Wedding in Vegas?
PERHAPS not since the days of the “Rat Pack” in the 1960s, when Frank Sinatra, Sammy Davis junior and Dean Martin made the city an oasis of cool, has Las Vegas’s luck been running so high. Hit hard by the drop in air travel and tourism after September 11th 2001, the casino business has bounced back. That helps to explain a $7.7 billion bid by MGM Mirage, America’s third-largest casino firm, for fourth-ranked Mandalay Resort Group.
The bid by MGM Mirage, part-owned by Kirk Kerkorian, a much-feared octogenarian corporate raider, is the biggest yet in the gambling business. It demonstrates the transformation of a former Mafia stronghold into an industry dominated by clean corporations with global ambitions.
The two potential partners occupy different niches in the market for punters. MGM Mirage is the more upscale, with high-rolling casinos such as the Bellagio, MGM Grand, the Mirage, and New York-New York, which features the Manhattan skyline. Mandalay is mostly lower-end, with its Egyptian-themed Luxor and its mass-market Circus Circus casinos.
Together the two firms control around half of the hotel rooms on Las Vegas’s famed Strip, the global high street of gambling. Indeed, both firms are unusually reliant on the gambling there: each makes more than three-quarters of its revenue from hotels and gambling tables in the city. The two leading casino operators, Harrah’s and Caesar’s Entertainment, have spread their blackjack tables and fruit machines more evenly across those American states that allow gambling.

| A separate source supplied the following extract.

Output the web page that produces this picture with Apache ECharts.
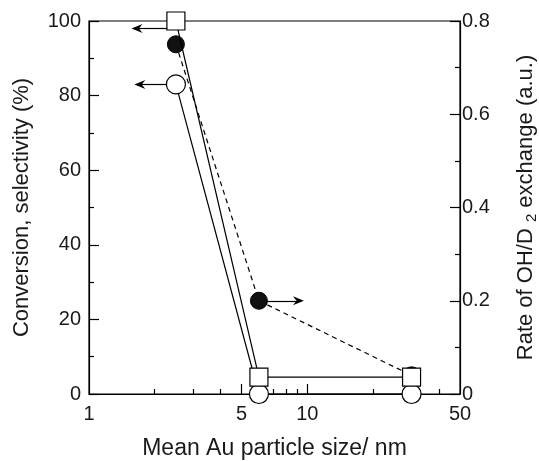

Today, betting big on Las Vegas seems wise. In many ways the city’s current growth is a product of the recent downturn, according to Joseph Greff, an analyst at Fulcrum Partners, an independent research company. Since September 2001, Las Vegas has worked harder at stealing convention business from other American cities. It has also benefited from the growing popularity of low-cost airlines, which have increased their flights to the city. Cheaper rooms than can be found in Florida or California, and the continuing reluctance of Americans to venture overseas, have also helped. Behind the scenes, in the past two years casino companies have been busily applying airline-style “yield management” techniques to extract the maximum dosh from each customer.
And then there are the whims of fashion. Films such as “Ocean’s Eleven” (a sequel, “Ocean’s Twelve”, is coming) and TV shows such as “CSI” (Crime Scene Investigation), have presented images of the Strip to millions of viewers around the world. The city’s recent advertising campaign depicts mild-mannered punters letting their hair down in Sin City, before turning back into their more mundane selves for the flight home. The tagline, “What happens in Vegas stays in Vegas”, has been a big hit.

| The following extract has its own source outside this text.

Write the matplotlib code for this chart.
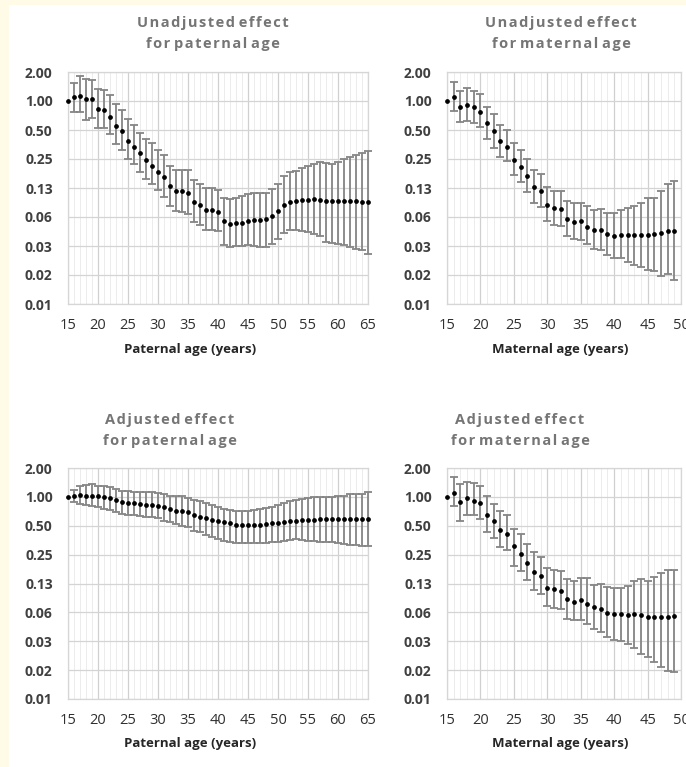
import numpy as np
import matplotlib
matplotlib.use("Agg")
import matplotlib.pyplot as plt
from matplotlib.patches import Rectangle
from matplotlib.ticker import FixedLocator, FixedFormatter, MultipleLocator

# ---------------- data ----------------
paternal_age = list(range(15, 66))
maternal_age = list(range(15, 50))

ytick_values = [2**-7, 2**-6, 2**-5, 2**-4, 2**-3, 2**-2, 2**-1, 1, 2]
ytick_labels = ["0.01", "0.02", "0.03", "0.06", "0.13", "0.25", "0.50", "1.00", "2.00"]

pat_unadj = [1.00, 1.10, 1.14, 1.04, 1.04, 0.83, 0.81, 0.69, 0.55, 0.49,
             0.385, 0.335, 0.29, 0.242, 0.212, 0.185, 0.163, 0.131, 0.117, 0.117,
             0.110, 0.0894, 0.0826, 0.0745, 0.0745, 0.0702, 0.0567, 0.0532, 0.0545, 0.0545,
             0.0567, 0.0576, 0.0576, 0.059, 0.064, 0.072, 0.0823, 0.089, 0.091, 0.0928,
             0.0943, 0.0958, 0.0943, 0.091, 0.091, 0.091, 0.091, 0.091, 0.091, 0.090, 0.089]
pat_unadj_lo = [None, 0.76, 0.76, 0.64, 0.67, 0.53, 0.52, 0.45, 0.355, 0.31,
                0.25, 0.22, 0.183, 0.156, 0.139, 0.118, 0.101, 0.081, 0.072, 0.0705,
                0.0666, 0.0554, 0.0512, 0.0462, 0.0455, 0.0443, 0.0322, 0.0305, 0.0312, 0.0312,
                0.0317, 0.0315, 0.0305, 0.0305, 0.033, 0.0372, 0.0426, 0.046, 0.0454, 0.0447,
                0.0436, 0.0419, 0.0393, 0.0343, 0.0335, 0.033, 0.0317, 0.0305, 0.0293, 0.0282, 0.026]
pat_unadj_hi = [None, 1.54, 1.82, 1.69, 1.67, 1.34, 1.31, 1.16, 0.93, 0.81,
                0.645, 0.57, 0.47, 0.406, 0.364, 0.308, 0.273, 0.213, 0.192, 0.192,
                0.19, 0.150, 0.139, 0.126, 0.126, 0.119, 0.099, 0.095, 0.099, 0.103,
                0.109, 0.110, 0.110, 0.110, 0.122, 0.138, 0.168, 0.185, 0.189, 0.202,
                0.213, 0.222, 0.231, 0.227, 0.222, 0.231, 0.25, 0.26, 0.277, 0.286, 0.305]

mat_unadj = [1.00, 1.11, 0.86, 0.917, 0.866, 0.775, 0.586, 0.484, 0.381, 0.336,
             0.244, 0.206, 0.165, 0.129, 0.117, 0.0833, 0.0769, 0.075, 0.060, 0.0554,
             0.0568, 0.0497, 0.0458, 0.0458, 0.0420, 0.0397, 0.041, 0.041, 0.041, 0.041,
             0.041, 0.042, 0.043, 0.0444, 0.0444]
mat_unadj_lo = [None, 0.79, 0.60, 0.625, 0.596, 0.533, 0.403, 0.328, 0.26, 0.236,
                0.169, 0.143, 0.113, 0.0866, 0.0794, 0.0564, 0.0516, 0.0504, 0.0397, 0.0369,
                0.0364, 0.0325, 0.0291, 0.0282, 0.0252, 0.0233, 0.0233, 0.0215, 0.0199, 0.0191,
                0.0176, 0.0173, 0.0154, 0.016, 0.0139]
mat_unadj_hi = [None, 1.59, 1.28, 1.35, 1.28, 1.18, 0.874, 0.727, 0.568, 0.50,
                0.366, 0.308, 0.248, 0.194, 0.176, 0.128, 0.115, 0.115, 0.0922, 0.0866,
                0.0866, 0.082, 0.0737, 0.0755, 0.0693, 0.0693, 0.0737, 0.078, 0.082, 0.088,
                0.0976, 0.099, 0.117, 0.137, 0.147]

pat_adj = [1.00, 1.02, 1.05, 1.03, 1.03, 1.01, 0.99, 0.97, 0.938, 0.894,
           0.866, 0.866, 0.845, 0.832, 0.825, 0.812, 0.78, 0.75, 0.72, 0.708,
           0.69, 0.654, 0.623, 0.604, 0.58, 0.566, 0.544, 0.531, 0.51, 0.51,
           0.51, 0.51, 0.514, 0.523, 0.531, 0.535, 0.544, 0.557, 0.566, 0.575,
           0.58, 0.58, 0.585, 0.585, 0.585, 0.585, 0.585, 0.585, 0.585, 0.585, 0.585]
pat_adj_lo = [None, 0.894, 0.845, 0.825, 0.812, 0.78, 0.75, 0.73, 0.69, 0.665,
              0.65, 0.64, 0.628, 0.613, 0.613, 0.60, 0.566, 0.544, 0.523, 0.502,
              0.482, 0.445, 0.428, 0.401, 0.379, 0.364, 0.35, 0.336, 0.331, 0.328,
              0.328, 0.328, 0.331, 0.331, 0.336, 0.342, 0.35, 0.359, 0.364, 0.359,
              0.35, 0.345, 0.342, 0.342, 0.336, 0.328, 0.323, 0.318, 0.315, 0.31, 0.305]
pat_adj_hi = [None, 1.18, 1.31, 1.33, 1.37, 1.31, 1.31, 1.26, 1.21, 1.16,
              1.16, 1.137, 1.137, 1.119, 1.119, 1.10, 1.066, 1.03, 1.03, 1.01,
              0.976, 0.938, 0.90, 0.866, 0.832, 0.79, 0.75, 0.732, 0.708, 0.708,
              0.72, 0.732, 0.75, 0.768, 0.79, 0.825, 0.866, 0.90, 0.938, 0.953,
              0.968, 0.99, 0.99, 1.00, 1.00, 1.01, 1.03, 1.06, 1.075, 1.075, 1.12]

mat_adj = [1.00, 1.10, 0.88, 0.969, 0.916, 0.866, 0.655, 0.559, 0.454, 0.413,
           0.305, 0.256, 0.206, 0.165, 0.148, 0.113, 0.109, 0.104, 0.086, 0.0808,
           0.0833, 0.0756, 0.0705, 0.0683, 0.062, 0.0597, 0.060, 0.0587, 0.060, 0.0587,
           0.0564, 0.0564, 0.056, 0.056, 0.0568]
mat_adj_lo = [None, 0.794, 0.563, 0.65, 0.64, 0.582, 0.43, 0.372, 0.30, 0.277,
              0.192, 0.169, 0.136, 0.108, 0.097, 0.0733, 0.0688, 0.067, 0.053, 0.052,
              0.0525, 0.0473, 0.0416, 0.039, 0.035, 0.0323, 0.0315, 0.029, 0.0268, 0.0231,
              0.0215, 0.0192, 0.0168, 0.0154, 0.0149]
mat_adj_hi = [None, 1.60, 1.35, 1.42, 1.40, 1.31, 1.03, 0.846, 0.721, 0.65,
              0.465, 0.41, 0.325, 0.267, 0.236, 0.182, 0.172, 0.168, 0.139, 0.133,
              0.143, 0.141, 0.12, 0.124, 0.115, 0.111, 0.113, 0.117, 0.132, 0.139,
              0.132, 0.147, 0.159, 0.172, 0.172]

titles = [("Unadjusted effect", "for paternal age"),
          ("Unadjusted effect", "for maternal age"),
          ("Adjusted effect", "for paternal age"),
          ("Adjusted effect", "for maternal age")]
xlabels = ["Paternal age (years)", "Maternal age (years)",
           "Paternal age (years)", "Maternal age (years)"]

# ---------------- figure ----------------
W, H = 686, 767
fig = plt.figure(figsize=(W / 100, H / 100), dpi=100, facecolor="white")
FONT = ["Open Sans", "DejaVu Sans"]
HAIR = "\u200a"


def spaced(s):
    # widen letter spacing like the original chart titles
    return " ".join(HAIR.join(word) for word in s.split(" "))


# pale yellow frame at left and top
fig.patches.append(Rectangle((0, 0), 9 / W, 1, transform=fig.transFigure,
                             facecolor="#fffbe6", edgecolor="none", zorder=0))
fig.patches.append(Rectangle((0, 1 - 5 / H), 1, 5 / H, transform=fig.transFigure,
                             facecolor="#fffbe6", edgecolor="none", zorder=0))


def ax_px(x0, x1, y0, y1):
    return fig.add_axes([x0 / W, 1 - y1 / H, (x1 - x0) / W, (y1 - y0) / H])


panels = [
    dict(box=(68, 368, 72, 304), x=paternal_age, y=pat_unadj, lo=pat_unadj_lo, hi=pat_unadj_hi,
         xmax=65, tpos=(213, 23, 44), xl=190),
    dict(box=(447, 681, 72, 304), x=maternal_age, y=mat_unadj, lo=mat_unadj_lo, hi=mat_unadj_hi,
         xmax=50, tpos=(561, 23, 44), xl=560),
    dict(box=(68, 368, 468, 699), x=paternal_age, y=pat_adj, lo=pat_adj_lo, hi=pat_adj_hi,
         xmax=65, tpos=(170, 420, 441), xl=190),
    dict(box=(447, 681, 468, 699), x=maternal_age, y=mat_adj, lo=mat_adj_lo, hi=mat_adj_hi,
         xmax=50, tpos=(520, 420, 441), xl=560),
]

for i, p in enumerate(panels):
    x0, x1, y0, y1 = p["box"]
    ax = ax_px(x0, x1, y0, y1)
    ax.set_facecolor("white")
    ax.set_yscale("log", base=2)
    ax.set_ylim(2**-7, 2)
    ax.set_xlim(15, p["xmax"])

    x = np.array(p["x"], dtype=float)
    y = np.array(p["y"], dtype=float)
    lo = np.array([np.nan if v is None else v for v in p["lo"]], dtype=float)
    hi = np.array([np.nan if v is None else v for v in p["hi"]], dtype=float)
    m = ~np.isnan(lo)
    ax.errorbar(x[m], y[m], yerr=[y[m] - lo[m], hi[m] - y[m]], fmt="none",
                ecolor="#858585", elinewidth=1.3, capsize=2.6, capthick=1.3, zorder=3,
                clip_on=False)
    ax.plot(x, y, "o", color="black", markersize=2.4, zorder=4, clip_on=False)

    # grid
    ax.yaxis.set_major_locator(FixedLocator(ytick_values))
    ax.yaxis.set_major_formatter(FixedFormatter(ytick_labels))
    ax.yaxis.set_minor_locator(FixedLocator([]))
    ax.xaxis.set_major_locator(MultipleLocator(5))
    ax.xaxis.set_minor_locator(MultipleLocator(1))
    ax.grid(True, which="major", axis="y", color="#d4d4d4", linewidth=0.9)
    ax.grid(True, which="major", axis="x", color="#d0d0d0", linewidth=0.9)
    ax.grid(True, which="minor", axis="x", color="#ececec", linewidth=0.7)
    ax.set_axisbelow(True)
    for s in ax.spines.values():
        s.set_color("#d6d6d6")
        s.set_linewidth(0.9)

    ax.tick_params(axis="both", which="both", length=0)
    ax.tick_params(axis="y", pad=11)
    ax.tick_params(axis="x", pad=10)
    for lab in ax.get_yticklabels():
        lab.set_fontfamily(FONT)
        lab.set_fontweight("bold")
        lab.set_fontsize(10)
        lab.set_color("#404040")
    for lab in ax.get_xticklabels():
        lab.set_fontfamily(FONT)
        lab.set_fontsize(10.5)
        lab.set_color("#303030")

    ax.set_xlabel(xlabels[i], fontsize=9.5, fontweight="bold", color="#262626",
                  family=FONT)
    ax.xaxis.set_label_coords((p["xl"] - x0) / (x1 - x0), -45 / (y1 - y0))
    ax.xaxis.label.set_va("center")

    tx, ty1, ty2 = p["tpos"]
    fig.text(tx / W, 1 - ty1 / H, spaced(titles[i][0]), ha="center", va="center",
             fontsize=10.5, fontweight="bold", color="#757575", family=FONT)
    fig.text(tx / W, 1 - ty2 / H, spaced(titles[i][1]), ha="center", va="center",
             fontsize=10.5, fontweight="bold", color="#757575", family=FONT)

fig.savefig("out.png", dpi=100, facecolor="white")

But Lady Luck could again turn her back on the city in the Nevada desert. Antitrust approval for the merger is far from certain, given the market shares of the two firms. There are few obvious efficiencies to be gained from joining two already tightly-run operations, beyond trimming some overheads and combining frequent-visitor schemes. Meanwhile, rivals are adding ever more hotel rooms. Wynn Resorts, founded by Steven Wynn using the money he made by selling Mirage to Mr Kerkorian’s MGM in 2000, is building a casino with 2,700 hotel rooms that will open next year. Despite rosy forecasts, that may yet create a supply glut. Nor is running a casino necessarily the money-machine often depicted: Donald Trump, owner of three big casinos in the state of New Jersey, has been negotiating with his creditors to stave off bankruptcy. If even The Donald can lose money in the casino business, surely no one is immune from trouble.
For its part, MGM Mirage has already said that the American market is “somewhat mature”. So why double the stakes on Vegas? The idea is to create a firm big enough to support forays into Britain, where gambling will be liberalised next year, and Asia, where punters are already getting a taste of American-style gaming. In a city that has hosted many a hasty marriage, most recently the quickly annulled tie-up between Britney Spears and a long-time friend, investors will hope that this corporate union does not prove to be a distraction when the real action lies beyond America’s shores.